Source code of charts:
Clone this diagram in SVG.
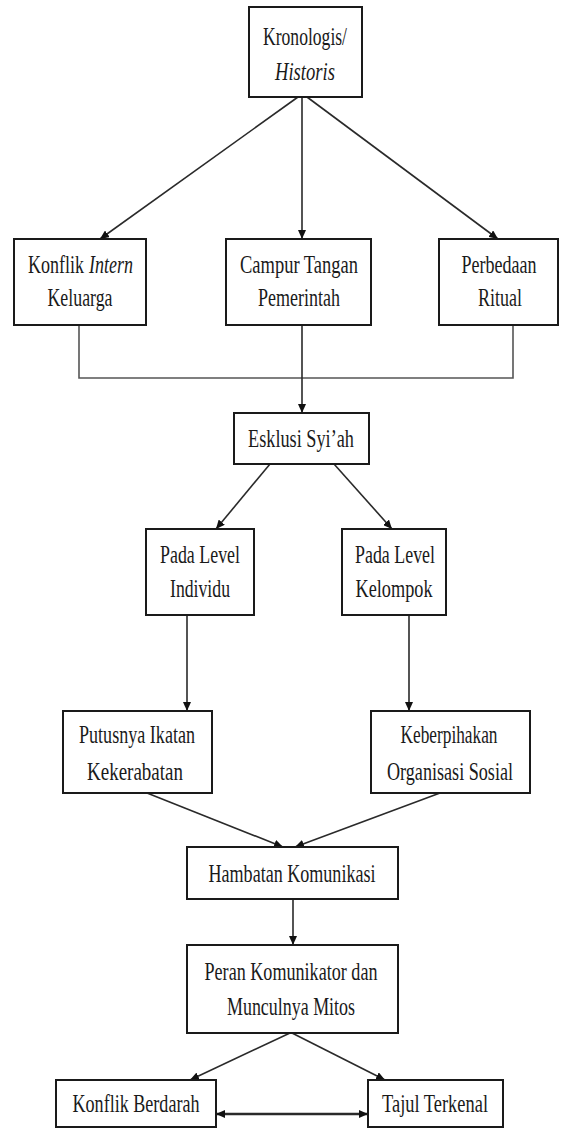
<svg xmlns="http://www.w3.org/2000/svg" width="562" height="1128" viewBox="0 0 562 1128">
<style>
.box{fill:#fff;stroke:#1a1a1a;stroke-width:2}
.t{font-family:"Liberation Serif","Times New Roman",serif;font-size:26px;fill:#1a1a1a;text-anchor:middle}
.s{text-anchor:start}
.i{font-style:italic}
.c{fill:none;stroke:#2a2a2a;stroke-width:1.6}
.a{marker-end:url(#ah)}
.g{fill:none;stroke:#555;stroke-width:1.6}
</style>
<defs>
<marker id="ah" markerUnits="userSpaceOnUse" markerWidth="9" markerHeight="8" refX="9" refY="4" orient="auto-start-reverse">
<path d="M0,0 L9,4 L0,8 z" fill="#111"/>
</marker>
</defs>
<rect width="562" height="1128" fill="#fff"/>
<g id="connectors">
<line class="c a" x1="298" y1="97" x2="100" y2="239"/>
<line class="c a" x1="302" y1="97" x2="302" y2="239"/>
<line class="c a" x1="307" y1="97" x2="498" y2="239"/>
<polyline class="g" points="79,325 79,378 513,378 513,325"/>
<line class="c a" x1="302" y1="325" x2="302" y2="413"/>
<line class="c a" x1="270" y1="464" x2="216" y2="529"/>
<line class="c a" x1="334" y1="464" x2="392" y2="529"/>
<line class="c a" x1="187" y1="615" x2="187" y2="711"/>
<line class="c a" x1="409" y1="615" x2="409" y2="711"/>
<line class="c a" x1="147" y1="793" x2="283" y2="847"/>
<line class="c a" x1="440" y1="793" x2="295" y2="847"/>
<line class="c a" x1="293" y1="899" x2="293" y2="945"/>
<line class="c a" x1="290" y1="1033" x2="190" y2="1080"/>
<line class="c a" x1="292" y1="1033" x2="385" y2="1080"/>
<line class="c a" x1="216" y1="1114" x2="368" y2="1114" style="stroke-width:2.4;marker-start:url(#ah)"/>
</g>
<g id="kronologis">
<rect class="box" x="249" y="7" width="113" height="90"/>
<text class="t" x="305" y="45" textLength="84" lengthAdjust="spacingAndGlyphs">Kronologis/</text>
<text class="t i" x="305" y="80" textLength="60" lengthAdjust="spacingAndGlyphs">Historis</text>
</g>
<g id="konflik-intern">
<rect class="box" x="14" y="239" width="132" height="86"/>
<text class="t s" x="28" y="273" textLength="56" lengthAdjust="spacingAndGlyphs">Konflik</text>
<text class="t s i" x="89" y="273" textLength="44" lengthAdjust="spacingAndGlyphs">Intern</text>
<text class="t" x="80" y="306" textLength="65" lengthAdjust="spacingAndGlyphs">Keluarga</text>
</g>
<g id="campur-tangan">
<rect class="box" x="226" y="239" width="145" height="86"/>
<text class="t" x="299" y="273" textLength="118" lengthAdjust="spacingAndGlyphs">Campur Tangan</text>
<text class="t" x="299" y="306" textLength="82" lengthAdjust="spacingAndGlyphs">Pemerintah</text>
</g>
<g id="perbedaan-ritual">
<rect class="box" x="439" y="239" width="119" height="86"/>
<text class="t" x="499" y="273" textLength="75" lengthAdjust="spacingAndGlyphs">Perbedaan</text>
<text class="t" x="500" y="306" textLength="44" lengthAdjust="spacingAndGlyphs">Ritual</text>
</g>
<g id="esklusi">
<rect class="box" x="234" y="413" width="135" height="51"/>
<text class="t" x="301" y="447" textLength="106" lengthAdjust="spacingAndGlyphs">Esklusi Syi’ah</text>
</g>
<g id="level-individu">
<rect class="box" x="146" y="529" width="108" height="86"/>
<text class="t" x="200" y="563" textLength="80" lengthAdjust="spacingAndGlyphs">Pada Level</text>
<text class="t" x="200" y="597" textLength="60" lengthAdjust="spacingAndGlyphs">Individu</text>
</g>
<g id="level-kelompok">
<rect class="box" x="342" y="529" width="104" height="86"/>
<text class="t" x="395" y="563" textLength="80" lengthAdjust="spacingAndGlyphs">Pada Level</text>
<text class="t" x="394" y="597" textLength="77" lengthAdjust="spacingAndGlyphs">Kelompok</text>
</g>
<g id="putusnya">
<rect class="box" x="63" y="711" width="149" height="82"/>
<text class="t" x="137" y="743" textLength="116" lengthAdjust="spacingAndGlyphs">Putusnya Ikatan</text>
<text class="t" x="135" y="780" textLength="96" lengthAdjust="spacingAndGlyphs">Kekerabatan</text>
</g>
<g id="keberpihakan">
<rect class="box" x="371" y="711" width="159" height="82"/>
<text class="t" x="449" y="743" textLength="97" lengthAdjust="spacingAndGlyphs">Keberpihakan</text>
<text class="t" x="450" y="780" textLength="126" lengthAdjust="spacingAndGlyphs">Organisasi Sosial</text>
</g>
<g id="hambatan">
<rect class="box" x="187" y="847" width="211" height="52"/>
<text class="t" x="292" y="882" textLength="167" lengthAdjust="spacingAndGlyphs">Hambatan Komunikasi</text>
</g>
<g id="peran">
<rect class="box" x="187" y="945" width="211" height="88"/>
<text class="t" x="291" y="980" textLength="173" lengthAdjust="spacingAndGlyphs">Peran Komunikator dan</text>
<text class="t" x="291" y="1015" textLength="128" lengthAdjust="spacingAndGlyphs">Munculnya Mitos</text>
</g>
<g id="konflik-berdarah">
<rect class="box" x="56" y="1080" width="160" height="47"/>
<text class="t" x="136" y="1112" textLength="127" lengthAdjust="spacingAndGlyphs">Konflik Berdarah</text>
</g>
<g id="tajul">
<rect class="box" x="368" y="1080" width="135" height="47"/>
<text class="t" x="435" y="1112" textLength="106" lengthAdjust="spacingAndGlyphs">Tajul Terkenal</text>
</g>
</svg>
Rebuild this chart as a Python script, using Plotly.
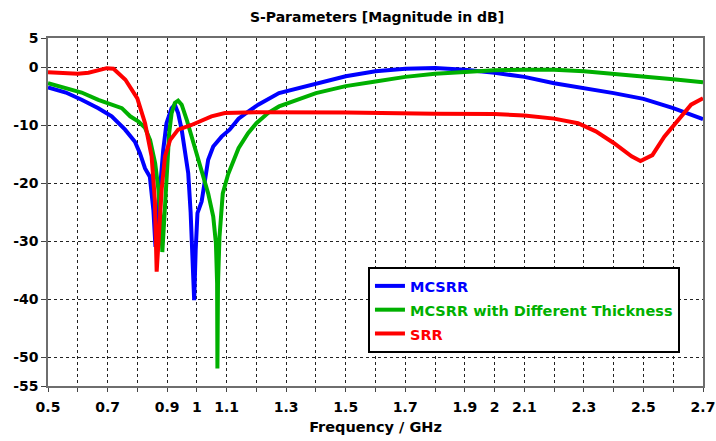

SHORT PROBLEM: Gather every line from the listing above in which "this" appears, and copy those lines.

PROBLEM SOLUTION:
Clone this diagram in SVG.
Rebuild this chart as a Python script, using Plotly.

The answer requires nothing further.